Numa cidade que há décadas aguarda um curso superior de artes cênicas (uma instituição particular oferece curso de tecnologia em produção cênica, apenas), a formação dos agentes e sujeitos da cena é prioridade, segundo Fernandes. “A Campanha é legal, mas não basta. É preciso discutir o fazer, seja em oficinas, bate-papos ou comunicação.
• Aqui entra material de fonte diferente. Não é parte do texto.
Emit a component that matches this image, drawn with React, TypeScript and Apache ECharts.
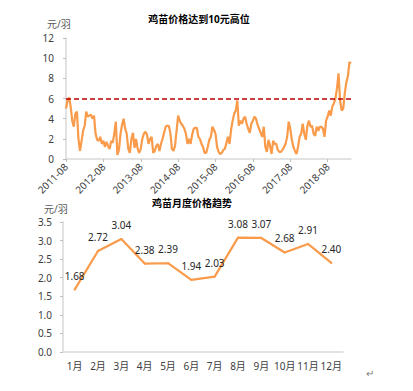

Este ano decidimos, então, abrir um espaço ainda maior”, reconhece o presidente da Apac, pontuando a presença, na programação, de um seminário de dramaturgias, circuitos de leituras em escolas públicas municipais e comunicação dos grupos, além do Fórum de Artes Cênicas, que acontece no dia 21, às 19h, em OAndarDeBaixo.
Em constante consonância com o presente, o teatro e a dança produzido por aqui merecem fazer parte da cidade, defende Cristiano Fernandes. “Quando me propus assumir a gestão da Apac é porque acredito na força que uma associação tem e pode ter. Muito mais que produzir um evento, ela pode fazer mais, inclusive politicamente. Hoje temos uma cadeira no Concult e atuamos em bancas de festivais. Sempre que surge uma oportunidade, nos fazemos presentes”, diz. “A cidade sempre produziu muito, sempre teve grandes expoentes, grandes ideias e muitas possibilidade. Isso sofreu certo declínio ou estacionamento, mas entrou em ebulição de novo de três anos para cá. As pessoas começaram a rever seus processos e a pensar no fazer artístico não só nos grupos, mas também em diálogo com o Conselho Municipal de Cultura, com os fóruns e com os espaços alternativos que foram se emancipando e conquistando o público. O potencial de Juiz de Fora estava adormecido. Agora não está mais.”